Ist der türkische Staat reformierbar?

Die kurdische Bewegung hatte große Hoffnungen in den „Friedensprozess“ gesetzt. Doch mit diesem Prozess hatte der türkische Staat kein anderes Ziel als die Vernichtung der kurdischen Bewegung und die Befestigung Nordkurdistans als innere Kolonie. Deswegen fiel es dem Erdoğan so leicht, diesen Prozess zu beenden.

Das neoliberale Modell von Erdoğan ist in eine Periode des Niedergangs eingetreten. Er ist gezwungen, in die militärische Offensive zu gehen. Innerhalb der türkischen Bourgeoisie existiert eine tiefe „Spaltung“ über das weitere Vorgehen. Mit einer „starken“ Alleinregierung will Erdoğan sich vor den imperialistischen Mächten wieder als loyaler Verbündete in der Region beweisen.

Es war eine Illusion, Erdoğans Krieg durch die Teilnahme an der Übergangsregierung aufhalten zu können. Zwei HDP-Minister haben das probiert, sind aber gescheitert und zurückgetreten. Die diktatorischen Tendenzen unter Erdogan lassen sich nicht im Kabinett oder am Verhandlungstisch bekämpfen.

Das Problem ist, dass die HDP versucht, sich gleichermaßen um die Interessen der Bourgeoisie und der Arbeiter*innen zu kümmern. Es praktiziert aber letztendlich nur eine Versöhnung zwischen Unterdrückten und Unterdrückenden. In der Phase des „parlamentarischen Aufschwungs“ der HDP wurden die Grenzen der parlamentarischen Strategie sehr offensichtlich.

Die radikale Alternative

Wie könnte eine revolutionäre Arbeit im Parlament aussehen? In Argentinien lehrt die Front der Linken und Arbeiter*innen (FIT). Diese Front wurde im Jahr 2011 von drei trotzkistischen Parteien gegründet und hat nun drei Abgeordnete im nationalen Parlament. Ihre Parlamentssitze stehen im Dienste der Kämpfe der Arbeiter*innen und Unterdrückten. Hier ist das Parlament also nur ein Mittel innerhalb einer revolutionären Strategie für die unabhängige Organisierung des Proletariats und für die soziale Revolution.
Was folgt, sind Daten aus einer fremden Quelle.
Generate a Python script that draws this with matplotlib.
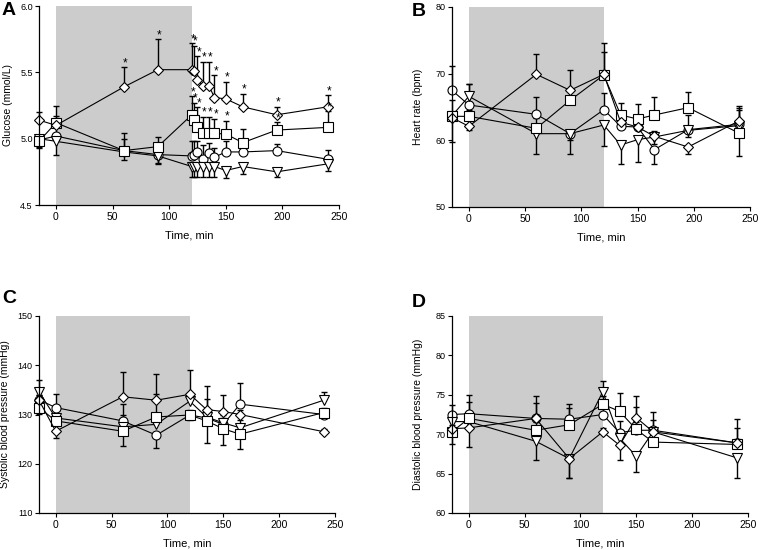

Gerade angesichts der viel schärferen Situation, die sich in Richtung eines Bürger*innenkriegs entwickelt, braucht die Linke in der Türkei eine revolutionäre Strategie. Die Neuwahlen finden im Schatten von Betrug und Repression statt. Die Lehre der letzten Phase ist, dass das Hoffen auf eine Demokratisierung allein durch den Einzug ins Parlament in eine Sackgasse führt.

Die Tendenzen hin zu einer Diktatur können nur durch die Mobilisierung der Massen in den Betrieben, Schulen und Universitäten bekämpft werden. Gegen die reaktionäre Verfassung der Militärdiktatur ist eine verfassunggebende Versammlung nötig. Unabhängig von der Bourgeoisie! Sie hat keinerlei Interesse an einer Demokratisierung des Landes.

Nur eine Regierung der Arbeiter*innen kann eine solche verfassungsgebende Versammlung organisieren. Genauso könnte sie das Recht der Selbstbestimmung des kurdischen Volkes garantieren. Denn wirkliche Demokratie wird es nur geben, wenn die Arbeiter*innen sich selbst organisieren und den bürgerlichen Staat zerstören.